"Algo huele a podrido en el deporte" por David López Sandoval (Profesor del IES Los Cantos de Bullas).
Cómo está el patio nacional. Ahora resulta que los franceses van de graciosos y ponen en duda la honorabilidad de algunos deportistas españoles. La condena a Contador les ha elevado los índices de chovinismo hasta cotas exageradas. Hay quien dice que eso es lo que tiene ser gabacho y no haber ganado ni una medalla de plástico siquiera desde que Dios se puso a descansar el séptimo día. Ahora bien, tampoco vayamos nosotros de listillos por la vida. Ellos se han pasado, sí, pero no me negaréis que la reacción patria ha estado a la altura de la bromita de los guiñoles. Cada vez que en alguna tertulia he oído eso de que nos tienen envidia, no he podido evitar los temblores de la muerte, y no solo por los tertulianos, sino por el impostado gesto patriotero que parece haber calado con inusitada fortuna en esta nuestra discutida y discutible nación.
Porque aquí lo importante no es que se atente contra nuestro honor o que los franchutes hayan actuado como lo que son: franchutes. Aquí lo que tiene miga es que una vez más ni dios se atreva a tratar el tema con valentía. Esto del dopaje es un cachondeo. Y, como muestra, los botones que os dejo para que reflexionéis sobre el tema.
Por un lado resulta que el deporte, tal y como lo resucitó el Barón de Coubertin en aquellos primeros Juegos Olímpicos de 1896 (recordad el lema -un pelín nazi, todo hay que decirlo- de “citius, altius, fortius”), ha tomado el sentido originario de la palabra “competición” y le ha metido tal chute de anfetaminas -nunca mejor dicho- que lo ha convertido en algo semejante al reto individual del deportista de ser más rápido, más alto y más fuerte, no que los demás, sino que él mismo. Esta obsesión de las plusmarcas y de los récords no existía en las almas de los inventores del deporte, los griegos, quienes siempre competían con un rival y sabían que el desafío debía empezar y acabar en la palestra o en la pista de carreras. Si a eso le añadimos el tinglado que, desde hace décadas, se ha montado en torno a ciertos espectáculos deportivos, y que estos han terminado moviendo una pasta gansa gracias a nuestra querencia por el pan y el circo, ¿la cosa no estaría clara?: el dopaje existe porque el deporte actual -y el negocio que le acompaña- siempre exige más del deportista.

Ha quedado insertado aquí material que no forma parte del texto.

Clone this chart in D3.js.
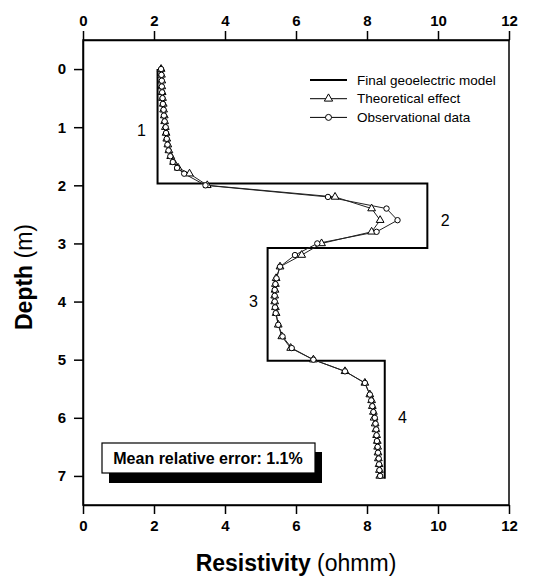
<!DOCTYPE html>
<meta charset="utf-8">
<style>
body { margin: 0; background: #fff; }
svg { display: block; font-family: "Liberation Sans", Arial, sans-serif; }
.axis text { font-size: 15px; font-weight: bold; fill: #000; }
.axis path, .axis line { stroke: #000; stroke-width: 1.5px; }
.legend text { font-size: 13.5px; }
</style>
<svg width="544" height="580"></svg>
<script src="https://d3js.org/d3.v7.min.js"></script>
<script>
// model layers: resistivity and depth to bottom
var layerRho = [2.1, 9.7, 5.2, 8.5];
var layerTop = [0, 1.97, 3.08, 5.02];
var layerBottom = [1.97, 3.08, 5.02, 7.05];

var depths = [0, 0.1, 0.2, 0.3, 0.4, 0.5, 0.6, 0.7, 0.8, 0.9, 1.0, 1.1, 1.2, 1.3, 1.4, 1.5, 1.6, 1.7, 1.8, 2.0,
  2.2, 2.4, 2.6, 2.8, 3.0, 3.2, 3.4, 3.6, 3.7, 3.8, 3.9, 4.0, 4.1, 4.2, 4.4, 4.6, 4.8, 5.0, 5.2, 5.4,
  5.6, 5.7, 5.8, 5.9, 6.0, 6.1, 6.2, 6.3, 6.4, 6.5, 6.6, 6.7, 6.8, 6.9, 7.0];
var observed = [2.2, 2.21, 2.22, 2.22, 2.23, 2.24, 2.25, 2.27, 2.28, 2.3, 2.33, 2.34, 2.36, 2.38, 2.41, 2.46, 2.53, 2.65, 2.85, 3.45,
  6.9, 8.55, 8.86, 8.27, 6.6, 5.97, 5.55, 5.45, 5.42, 5.4, 5.4, 5.4, 5.41, 5.43, 5.5, 5.62, 5.88, 6.49, 7.38, 7.94,
  8.08, 8.12, 8.15, 8.18, 8.22, 8.24, 8.26, 8.27, 8.28, 8.3, 8.31, 8.33, 8.34, 8.35, 8.37];
var theoretical = [2.2, 2.21, 2.22, 2.22, 2.23, 2.24, 2.26, 2.27, 2.29, 2.3, 2.32, 2.34, 2.36, 2.39, 2.42, 2.47, 2.55, 2.68, 3.0, 3.5,
  7.1, 8.13, 8.37, 8.13, 6.72, 6.16, 5.55, 5.44, 5.42, 5.41, 5.4, 5.4, 5.42, 5.44, 5.5, 5.6, 5.85, 6.49, 7.38, 7.94,
  8.08, 8.13, 8.15, 8.18, 8.2, 8.23, 8.25, 8.27, 8.29, 8.3, 8.31, 8.32, 8.34, 8.35, 8.36];

var layerLabels = ["1", "2", "3", "4"];
var labelPos = [[1.65, 1.05], [10.2, 2.6], [4.8, 4.0], [9.0, 6.0]];
var xTicks = [0, 2, 4, 6, 8, 10, 12];
var yTicks = [0, 1, 2, 3, 4, 5, 6, 7];
var legendNames = ["Final geoelectric model", "Theoretical effect", "Observational data"];

var svg = d3.select("svg");
var x = d3.scaleLinear().domain([0, 12]).range([83, 509]);
var y = d3.scaleLinear().domain([-0.5, 7.5]).range([40, 505]);

// frame
svg.append("rect")
    .attr("x", x(0)).attr("y", y(-0.5))
    .attr("width", x(12) - x(0)).attr("height", y(7.5) - y(-0.5))
    .attr("fill", "none").attr("stroke", "#000").attr("stroke-width", 1.5);

svg.append("g").attr("class", "axis")
    .attr("transform", "translate(0," + y(-0.5) + ")")
    .call(d3.axisTop(x).tickValues(xTicks).tickSize(9).tickSizeOuter(0).tickPadding(5));
svg.append("g").attr("class", "axis")
    .attr("transform", "translate(0," + y(7.5) + ")")
    .call(d3.axisBottom(x).tickValues(xTicks).tickSize(9).tickSizeOuter(0).tickPadding(6));
svg.append("g").attr("class", "axis")
    .attr("transform", "translate(" + x(0) + ",0)")
    .call(d3.axisLeft(y).tickValues(yTicks).tickSize(9).tickSizeOuter(0).tickPadding(8));

// model step line
var modelPts = [];
layerRho.forEach(function(r, i) {
  modelPts.push([r, layerTop[i]]);
  modelPts.push([r, layerBottom[i]]);
});
var line = d3.line().x(function(d) { return x(d[0]); }).y(function(d) { return y(d[1]); });
svg.append("path").datum(modelPts)
    .attr("d", line)
    .attr("fill", "none").attr("stroke", "#000").attr("stroke-width", 2);

var obsPts = depths.map(function(d, i) { return [observed[i], d]; });
var thPts = depths.map(function(d, i) { return [theoretical[i], d]; });

svg.append("path").datum(obsPts).attr("d", line)
    .attr("fill", "none").attr("stroke", "#222").attr("stroke-width", 1);
svg.append("path").datum(thPts).attr("d", line)
    .attr("fill", "none").attr("stroke", "#222").attr("stroke-width", 1);

var tri = d3.symbol().type(d3.symbolTriangle).size(26);
svg.append("g").selectAll("path").data(thPts).enter().append("path")
    .attr("d", tri)
    .attr("transform", function(d) { return "translate(" + x(d[0]) + "," + y(d[1]) + ")"; })
    .attr("fill", "#fff").attr("stroke", "#000").attr("stroke-width", 1);
svg.append("g").selectAll("circle").data(obsPts).enter().append("circle")
    .attr("cx", function(d) { return x(d[0]); })
    .attr("cy", function(d) { return y(d[1]); })
    .attr("r", 2.7)
    .attr("fill", "#fff").attr("stroke", "#000").attr("stroke-width", 1);

// layer numbers
svg.append("g").selectAll("text").data(layerLabels).enter().append("text")
    .attr("x", function(d, i) { return x(labelPos[i][0]); })
    .attr("y", function(d, i) { return y(labelPos[i][1]); })
    .attr("dy", "0.35em")
    .attr("text-anchor", "middle")
    .style("font-size", "16px")
    .text(function(d) { return d; });

// legend
var legend = svg.append("g").attr("class", "legend").attr("transform", "translate(310,80)");
legendNames.forEach(function(name, i) {
  var g = legend.append("g").attr("transform", "translate(0," + (i * 18.7) + ")");
  g.append("line").attr("x1", 0).attr("x2", 37).attr("y1", 0).attr("y2", 0)
      .attr("stroke", "#000").attr("stroke-width", i === 0 ? 2 : 1);
  if (i === 1) {
    g.append("path").attr("d", d3.symbol().type(d3.symbolTriangle).size(30))
        .attr("transform", "translate(18.5,0)")
        .attr("fill", "#fff").attr("stroke", "#000");
  } else if (i === 2) {
    g.append("circle").attr("cx", 18.5).attr("cy", 0).attr("r", 3)
        .attr("fill", "#fff").attr("stroke", "#000");
  }
  g.append("text").attr("x", 47).attr("y", 0).attr("dy", "0.35em").text(name);
});

// error box with shadow
svg.append("rect").attr("x", 109).attr("y", 452).attr("width", 213).attr("height", 31).attr("fill", "#000");
svg.append("rect").attr("x", 102).attr("y", 443).attr("width", 213).attr("height", 30)
    .attr("fill", "#fff").attr("stroke", "#000").attr("stroke-width", 1.2);
svg.append("text").attr("x", 208).attr("y", 458).attr("dy", "0.35em")
    .attr("text-anchor", "middle")
    .style("font-size", "16px").style("font-weight", "bold")
    .text("Mean relative error: 1.1%");

// axis titles
var xt = svg.append("text").attr("x", 296).attr("y", 571).attr("text-anchor", "middle")
    .style("font-size", "23px");
xt.append("tspan").style("font-weight", "bold").text("Resistivity");
xt.append("tspan").text(" (ohmm)");

var yt = svg.append("text").attr("transform", "translate(32,277) rotate(-90)").attr("text-anchor", "middle")
    .style("font-size", "23px");
yt.append("tspan").style("font-weight", "bold").text("Depth");
yt.append("tspan").text(" (m)");
</script>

Pero, por otro lado, aquí hay un pequeño problema: todos, incluidos los deportistas, somos un atajo de mortales que tenemos, ay, un tope. Por lo tanto, ¿no habría aquí una contradicción del mismo sistema? Claro, pensaréis, hay unas reglas que todos tienen que cumplir. Y un servidor está de acuerdo. Pero, ¿por qué diablos desde pequeñito, cuando tu papi o tu mami te llevaron a aquel partido donde había un ojeador del Barça, o cuando, en vez de regalarte un osito de peluche, te pusieron una raqueta en la mano y te martirizaron con sesiones de entrenamiento de seis horas diarias, te han pedido que te dejaras la vida para progresar en tus marcas, para ganar cada vez más torneos, para superarte, y ahora te escatiman lo único que, al tocar techo, te puede ayudar a seguir adelante?
Aunque en realidad, si lo del dopaje tiene guasa no es por este moderno concepto del deporte o por la contradicción que acarrea -aspectos ambos que parece favorecer a veces el mismo dopaje- sino porque desde hace tiempo se ha convertido en un recurso muy utilizado por ciertos poderes para sacar tajada. Es un secreto a voces que en el deporte de competición las agujas y los complementos vitamínicos dudosos están a la orden del día, y que solo trasciende una mínima parte de los casos que en realidad existen. Las preguntas que un servidor se plantea entonces son: ¿por qué nos enteramos de unos pocos?, ¿qué es lo que tienen esos casos que llegan a la luz pública que no posean los demás que permanecen en la oscuridad de los entrenamientos?, ¿a qué intereses sirven? Si hacemos un repaso de la historia reciente, las acusaciones de doping se han sucedido potenciadas siempre por medios de comunicación que han convertido a los implicados en auténticos yonquis -recuérdese la Operación Puerto-, o por dudosos intereses -incluidos los políticos- que han intentado arruinar la carrera de algún deportista -véase el caso de Marta Domínguez-. ¿Es el dopaje un aspecto más de esa gran masa informe a la que solemos llamar hipocresía social? ¿Es una simple excusa? ¿Es un arma que el poder controla y administra a su antojo?
Yo no sé a vosotros, pero a mí los guiñoles franceses no me parecen especialmente importantes, sino un síntoma más de que aquí algo huele a podrido.